11 Best Sights in Northern Portugal, Portugal

Casa de Mateus

Fodor's choice

An exceptional baroque mansion believed to have been designed by Nicolau Nasoni (architect of Porto's dashing Clérigos Tower), the Casa de Mateus sits 4 km (2½ miles) east of Vila Real. Its U-shape facade—with high, decorated finials at each corner—is pictured on the Mateus Rosé wine label (though that is the full extent of the association, as the winemaker is not based here). After your guided tour of the house, you are free to explore the formal gardens, which are enhanced by a "tunnel" of cypress trees that shade the path. A longer version of the tour also takes in the chapel, with its even more extravagant facade, and a temporary exhibition.

Cidadela de Bragança

Fodor's choice

Within the walls of the Cidadela, you'll find the Castelo and the Domus Municipalis (City Hall), a rare Romanesque civic building dating to the 12th century; it is always open.
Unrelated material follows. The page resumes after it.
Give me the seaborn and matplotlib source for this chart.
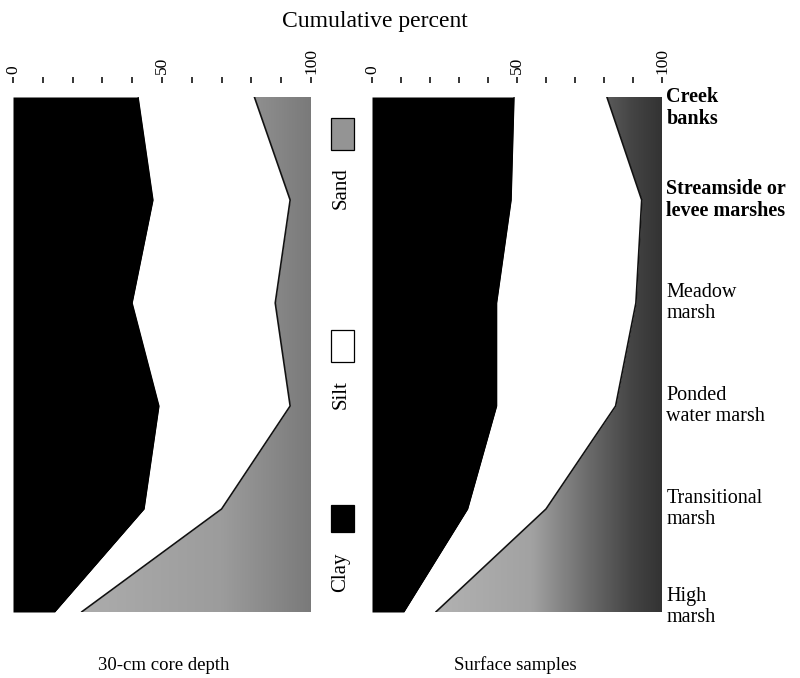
import numpy as np
import matplotlib
matplotlib.use("Agg")
import matplotlib.pyplot as plt
import seaborn as sns
from matplotlib.patches import Rectangle
from matplotlib.colors import LinearSegmentedColormap

# Habitat zones, from the creek edge (top) to the high marsh (bottom)
habitats = ["Creek\nbanks", "Streamside or\nlevee marshes", "Meadow\nmarsh",
            "Ponded\nwater marsh", "Transitional\nmarsh", "High\nmarsh"]

# Grain-size composition (%) in 30-cm cores
core_clay = [42, 47, 40, 49, 44, 14]
core_silt = [39, 46, 48, 44, 26, 9]
core_sand = [19, 7, 12, 7, 30, 77]

# Grain-size composition (%) in surface samples
surface_clay = [49, 48, 43, 43, 33, 11]
surface_silt = [32, 45, 48, 41, 27, 11]
surface_sand = [19, 7, 9, 16, 40, 78]

panel_titles = ["30-cm core depth", "Surface samples"]
legend_labels = ["Sand", "Silt", "Clay"]
tick_values = list(range(0, 101, 10))
tick_labels = ["0", "", "", "", "", "50", "", "", "", "", "100"]

sns.set_theme(style="white")
plt.rcParams["font.family"] = ["Liberation Serif", "DejaVu Serif"]
plt.rcParams["text.color"] = "black"
plt.rcParams["xtick.color"] = "black"
plt.rcParams["xtick.labelcolor"] = "black"

W, H = 800, 678
fig = plt.figure(figsize=(W / 100, H / 100), dpi=100)


def fx(px):
    return px / W


def fy(py):
    return 1 - py / H


ax_core = fig.add_axes([fx(13), fy(612), fx(298), 515 / H])
ax_surf = fig.add_axes([fx(372), fy(612), fx(290), 515 / H])

sand_left = LinearSegmentedColormap.from_list(
    "sand_core", [(0, "#b4b4b4"), (0.7, "#9c9c9c"), (1, "#7a7a7a")])
sand_right = LinearSegmentedColormap.from_list(
    "sand_surf", [(0, "#bcbcbc"), (0.55, "#a2a2a2"), (0.75, "#6a6a6a"),
                  (0.9, "#444444"), (1, "#333333")])


def draw_panel(ax, clay, silt, sand, cmap):
    pos = np.arange(len(habitats))
    clay_top = np.asarray(clay, float)
    silt_top = clay_top + np.asarray(silt, float)
    sand_top = silt_top + np.asarray(sand, float)

    ax.fill_betweenx(pos, 0, clay_top, color="black", lw=0, zorder=1)
    ax.fill_betweenx(pos, clay_top, silt_top, color="white", lw=0, zorder=1)
    sand_poly = ax.fill_betweenx(pos, silt_top, sand_top, facecolor="none",
                                 lw=0, zorder=1)
    grad = np.linspace(0, 1, 256).reshape(1, -1)
    im = ax.imshow(grad, extent=[0, 100, pos[-1], pos[0]], aspect="auto",
                   cmap=cmap, vmin=0, vmax=1, zorder=0.5,
                   interpolation="bilinear")
    im.set_clip_path(sand_poly.get_paths()[0], ax.transData)

    # boundaries between the size classes
    sns.lineplot(x=silt_top, y=pos, orient="y", sort=False, color="#111111",
                 lw=1.2, ax=ax, zorder=2)
    sns.lineplot(x=clay_top, y=pos, orient="y", sort=False, color="black",
                 lw=0.8, ax=ax, zorder=2)

    ax.set_xlim(0, 100)
    ax.set_ylim(pos[-1], pos[0])
    ax.set_xlabel("")
    ax.set_ylabel("")
    ax.set_yticks([])
    ax.xaxis.tick_top()
    ax.set_xticks(tick_values, tick_labels)
    ax.tick_params(axis="x", top=True, bottom=False, labeltop=True,
                   labelbottom=False, direction="out", length=4.5,
                   width=1.1, color="black", labelcolor="black", pad=2,
                   labelrotation=90, labelsize=12.5)
    for side in ["left", "right", "bottom"]:
        ax.spines[side].set_visible(False)
    ax.spines["top"].set_position(("outward", 10))
    ax.spines["top"].set_visible(False)
    ax.grid(False)


draw_panel(ax_core, core_clay, core_silt, core_sand, sand_left)
draw_panel(ax_surf, surface_clay, surface_silt, surface_sand, sand_right)

# habitat names along the right edge
label_y = [0.11, 1, 2, 3, 4, 4.95]
for i, (name, yv) in enumerate(zip(habitats, label_y)):
    ax_surf.text(101.5, yv, name, ha="left", va="center", fontsize=14.5,
                 fontweight="bold" if i < 2 else "normal", color="black",
                 linespacing=1.12, transform=ax_surf.transData, clip_on=False)

# legend between the panels
swatches = [(118, 150, "#949494"), (330, 362, "white"), (505, 532, "black")]
text_y = [188, 395, 572]
for (top, bot, col), lab, ty in zip(swatches, legend_labels, text_y):
    fig.add_artist(Rectangle((fx(331), fy(bot)), fx(23), (bot - top) / H,
                             facecolor=col, edgecolor="black", lw=0.9,
                             transform=fig.transFigure))
    fig.text(fx(341), fy(ty), lab, rotation=90, ha="center", va="center",
             fontsize=15, color="black")

fig.text(fx(375), fy(22), "Cumulative percent", ha="center", va="center",
         fontsize=17, color="black")
fig.text(fx(164), fy(665), panel_titles[0], ha="center", va="center",
         fontsize=13.5, color="black")
fig.text(fx(515), fy(665), panel_titles[1], ha="center", va="center",
         fontsize=13.5, color="black")

fig.savefig("out.png", dpi=100)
The nearby Igreja de Santa Maria, a church with Romanesque origins, has a superb 18th-century painted ceiling. A prehistoric granite boar, with a tall medieval stone pillory sprouting from its back, stands below the castle keep, or Torre de Menagem, which now houses the Museu Militar (€3). It displays armaments from the 12th century through World War I, but the structure itself is the main attraction, with its 108-foot-high Gothic tower, dungeons, drawbridge, turrets, battlements, and vertiginous outside staircase.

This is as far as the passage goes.